New Series No. 46 PUBLISHED ANNUALLY
BY THE
Pennsylvania Prison Society
Instituted May 8th, 1787.
THE JOURNAL
OF
PRISON DISCIPLINE
AND
PHILANTHROPY
JANUARY, 1907
OFFICE: STATE HOUSE ROW
S. W. Corner Fifth and Chestnut Streets
PHILADELPHIA, PA.

CONSTITUTION OF THE PENNSYLVANIA PRISON SOCIETY.

When we consider that the obligations of benevolence, which are founded on the precepts and example of the Author of Christianity, are not canceled by the follies or crimes of our fellow-creatures, and when we reflect upon the miseries which penury, hunger, cold, unnecessary severity, unwholesome apartments, and guilt (the usual attendants of prisons) involve with them, it becomes us to extend our compassions to that part of mankind who are the subjects of those miseries. By the aid of humanity their undue and illegal sufferings may be prevented; the link which should bind the whole family of mankind together under all circumstances, be preserved unbroken; and such degree and modes of punishment may be discovered and suggested as may, instead of continuing habits of vice, become the means of restoring our fellow-creatures to virtue and happiness. From a conviction of the truth and obligations of these principles, the subscribers have associated themselves under the title of “The Pennsylvania Prison Society.”

For effecting these purposes they have adopted the following Constitution:

ARTICLE I.

The officers of the Society shall consist of a President, two Vice-Presidents, two Secretaries, a Treasurer (who may be an undoubted first-class Trust and Safe Deposit Company regularly chartered by the State or National Authorities), and two Counselors.

The Committee on Membership in the “Acting Committee” shall be the nominating committee of the Society, whose duty it shall be after careful consideration to nominate members of the Society most suitable in their judgment for the above named offices. The officers and the Acting Committee shall be chosen by ballot, at the Annual Meeting of the Society, which shall be on the fourth Thursday in the First month (January) of each year and they shall continue in office until their successors are elected. A majority of the whole number of votes cast shall be necessary to the choice of any nominee for office.

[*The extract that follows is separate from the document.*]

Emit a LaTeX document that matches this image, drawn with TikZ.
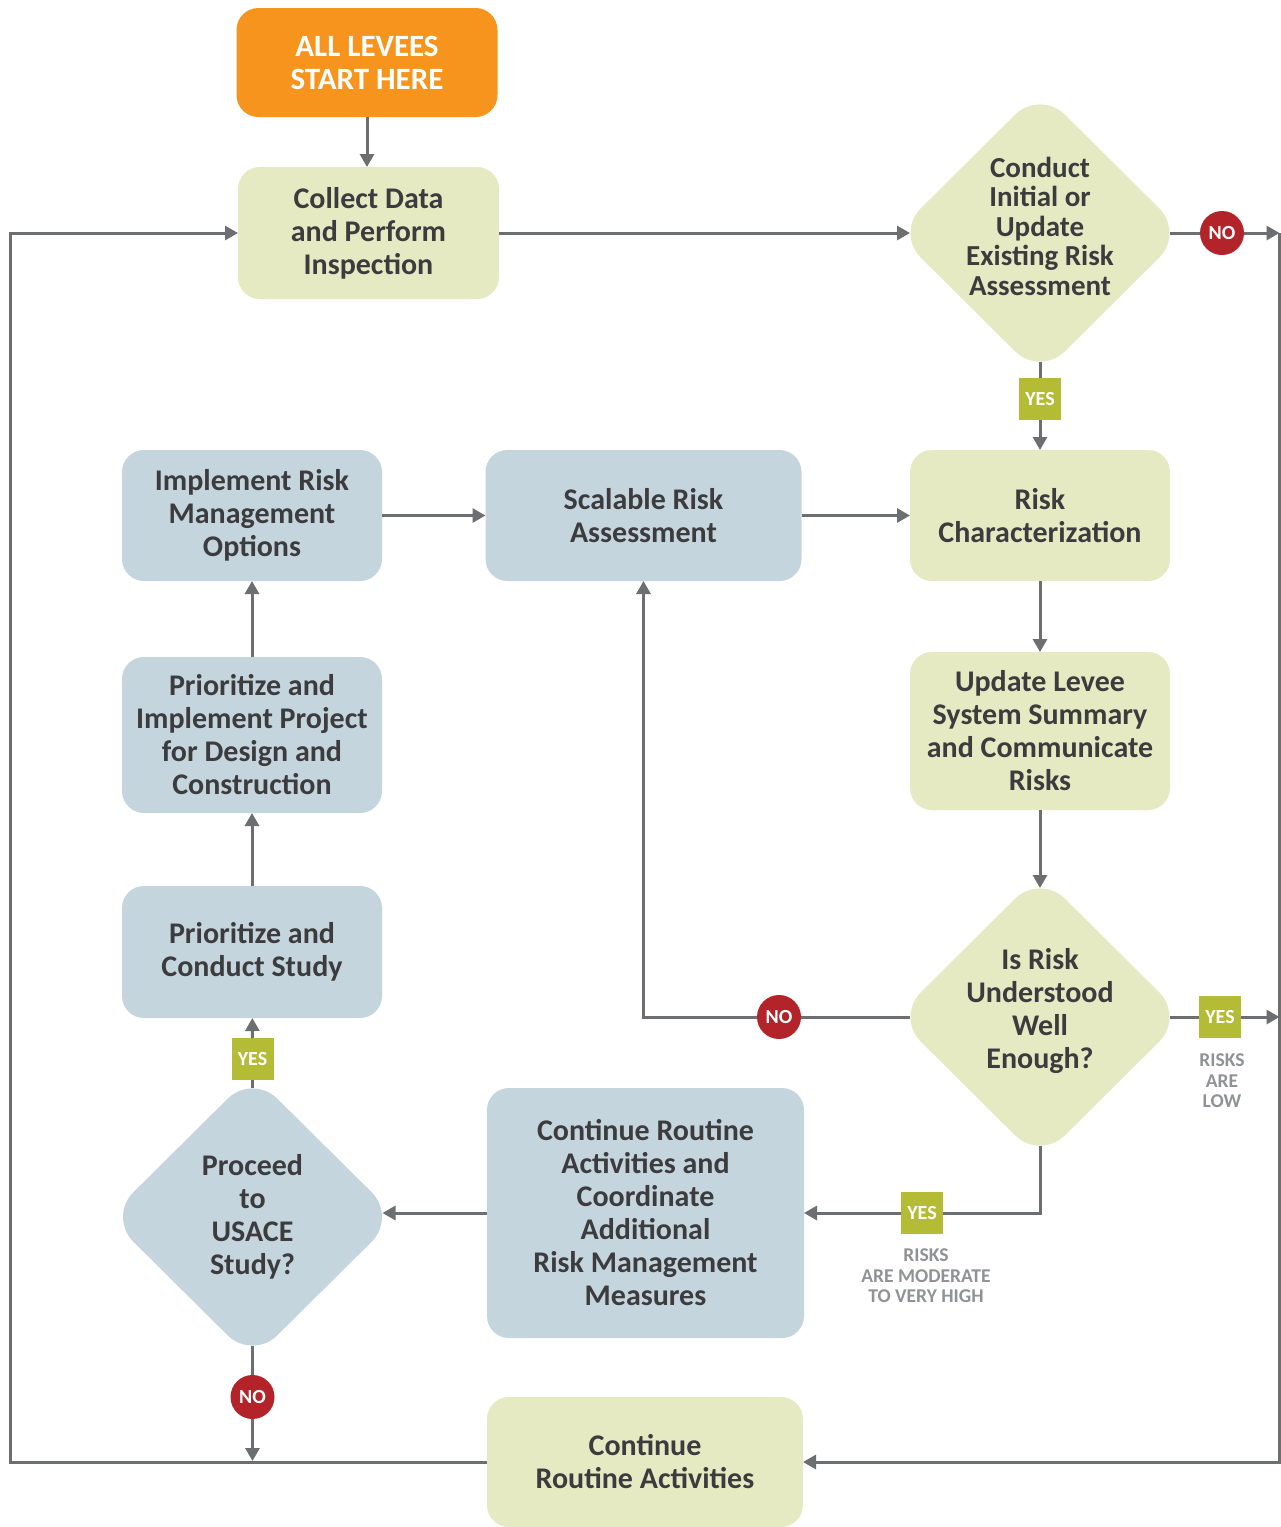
\documentclass[tikz,border=0pt]{standalone}
\usepackage{fontspec}
\setmainfont{Carlito}
\usetikzlibrary{shapes.geometric,arrows.meta}
\definecolor{gfill}{HTML}{E6EAC3}
\definecolor{bfill}{HTML}{C5D5DE}
\definecolor{ofill}{HTML}{F7941E}
\definecolor{redc}{HTML}{B3242A}
\definecolor{yesc}{HTML}{B4BC35}
\definecolor{linec}{HTML}{6D6E71}
\definecolor{txtc}{HTML}{3C3C3E}
\definecolor{lblc}{HTML}{909295}
\begin{document}
\begin{tikzpicture}[x=1pt,y=-1pt,
 box/.style={rounded corners=22pt, inner sep=0pt, outer sep=0pt, align=center, text=txtc, font=\fontsize{30}{33}\selectfont\bfseries},
 gbox/.style={box, fill=gfill},
 bbox/.style={box, fill=bfill},
 dia/.style={diamond, rounded corners=35pt, minimum width=288pt, minimum height=286pt, inner sep=0pt, outer sep=0pt},
 diatext/.style={align=center, text=txtc, font=\fontsize{29}{29.5}\selectfont\bfseries, inner sep=0pt},
 conn/.style={draw=linec, line width=3pt},
 arr/.style={conn, -{Triangle[length=13pt,width=14pt]}},
 nocirc/.style={circle, fill=redc, minimum size=44pt, inner sep=0pt, outer sep=0pt, text=white, font=\fontsize{20}{20}\selectfont\bfseries},
 yesbox/.style={fill=yesc, minimum size=42pt, inner sep=0pt, outer sep=0pt, text=white, font=\fontsize{20}{20}\selectfont\bfseries},
 lbl/.style={text=lblc, align=center, font=\fontsize{19.5}{20.5}\selectfont\bfseries, inner sep=0pt}
]
\useasboundingbox (0,0) rectangle (1281,1527);
\fill[white] (0,0) rectangle (1281,1527);

% boxes
\node[box, fill=ofill, text=white, minimum width=261pt, minimum height=109pt, font=\fontsize{31}{33}\selectfont\bfseries] (start) at (367,62.5) {ALL LEVEES\\START HERE};
\node[gbox, minimum width=261pt, minimum height=132pt] (collect) at (368.5,233) {Collect Data\\and Perform\\Inspection};
\node[dia, fill=gfill, label={[diatext, name=d1t, yshift=7pt]center:{Conduct\\Initial or\\Update\\Existing Risk\\Assessment}}] (d1) at (1040,233) {};
\node[gbox, minimum width=260pt, minimum height=131pt] (rc) at (1040,515.5) {Risk\\Characterization};
\node[bbox, minimum width=316pt, minimum height=131pt] (scal) at (643.5,515.5) {Scalable Risk\\Assessment};
\node[bbox, minimum width=260pt, minimum height=131pt] (impl) at (252,515.5) {Implement Risk\\Management\\Options};
\node[gbox, minimum width=260pt, minimum height=158pt] (upd) at (1040,731) {Update Levee\\System Summary\\and Communicate\\Risks};
\node[dia, fill=gfill, label={[diatext, name=d2t, yshift=6pt, font=\fontsize{30}{33}\selectfont\bfseries]center:{Is Risk\\Understood\\Well\\Enough?}}] (d2) at (1040,1017) {};
\node[bbox, minimum width=317pt, minimum height=250pt] (cc) at (645.5,1213) {Continue Routine\\Activities and\\Coordinate\\Additional\\Risk Management\\Measures};
\node[dia, fill=bfill, label={[diatext, name=d3t, font=\fontsize{30}{33}\selectfont\bfseries]center:{Proceed\\to\\USACE\\Study?}}] (d3) at (252.5,1217) {};
\node[bbox, minimum width=260pt, minimum height=132pt] (ps) at (252,952) {Prioritize and\\Conduct Study};
\node[bbox, minimum width=260pt, minimum height=156pt] (pi) at (252,735) {Prioritize and\\Implement Project\\for Design and\\Construction};
\node[gbox, minimum width=316pt, minimum height=130pt] (contr) at (645,1462) {Continue\\Routine Activities};

% visible diamond tips
\coordinate (d1w) at ([xshift=14pt]d1.west);
\coordinate (d1e) at ([xshift=-14pt]d1.east);
\coordinate (d1s) at ([yshift=14pt]d1.south);
\coordinate (d2n) at ([yshift=-14pt]d2.north);
\coordinate (d2w) at ([xshift=14pt]d2.west);
\coordinate (d2e) at ([xshift=-14pt]d2.east);
\coordinate (d2s) at ([yshift=14pt]d2.south);
\coordinate (d3n) at ([yshift=-14pt]d3.north);
\coordinate (d3e) at ([xshift=-14pt]d3.east);
\coordinate (d3s) at ([yshift=14pt]d3.south);
\coordinate (rt) at (1279.5,233);
\coordinate (rm) at (1279.5,1017);
\coordinate (lb) at (10,1462);
\coordinate (nb) at (252.5,1461);

% markers
\node[nocirc] (no1) at (1222,233) {NO};
\node[yesbox] (yes1) at (1040,399) {YES};
\node[nocirc] (no2) at (779,1017) {NO};
\node[yesbox] (yes2) at (1220,1017) {YES};
\node[yesbox] (yes3) at (922,1213) {YES};
\node[yesbox] (yes4) at (252.5,1059) {YES};
\node[nocirc] (no3) at (252.5,1397) {NO};
\node[lbl] (l1) at (1222,1081) {RISKS\\ARE\\LOW};
\node[lbl] (l2) at (926,1276) {RISKS\\ARE MODERATE\\TO VERY HIGH};

% connectors
\draw[arr] (start.south) -- (start.south |- collect.north);
\draw[arr] (collect.east) -- (d1w);
\draw[arr] (rt) |- (contr.east);
\draw[conn] (d1e) -- (no1);
\draw[arr] (no1) -- (rt);
\draw[conn] (d1s) -- (yes1);
\draw[arr] (yes1) -- (rc);
\draw[arr] (impl) -- (scal);
\draw[arr] (scal) -- (rc);
\draw[arr] (rc) -- (upd);
\draw[arr] (upd) -- (d2n);
\draw[conn] (d2w) -- (no2);
\draw[arr] (no2) -| (scal.south);
\draw[conn] (d2e) -- (yes2);
\draw[arr] (yes2) -- (rm);
\draw[conn] (d2s) |- (yes3);
\draw[arr] (yes3) -- (cc.east);
\draw[arr] (cc.west) -- (cc.west -| d3e);
\draw[conn] (d3n) -- (yes4);
\draw[arr] (yes4) -- (ps);
\draw[arr] (ps) -- (pi);
\draw[arr] (pi) -- (impl);
\draw[conn] (d3s) -- (no3);
\draw[arr] (no3) -- (nb);
\draw[arr] (contr.west) -- (lb) |- (collect.west);
\end{tikzpicture}
\end{document}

In case an election for any cause shall not be held at the time above mentioned, it shall be the duty of the President to call a Special Meeting of the Society, within thirty days for the purpose of holding such election, of which at least three days’ notice shall be given.

ARTICLE II.

The President shall preside in all meetings, and subscribe all public acts of the Society. He may call special meetings whenever he may deem it expedient, and shall do so when requested in writing by five members. In his absence one of the Vice-Presidents may act in his place.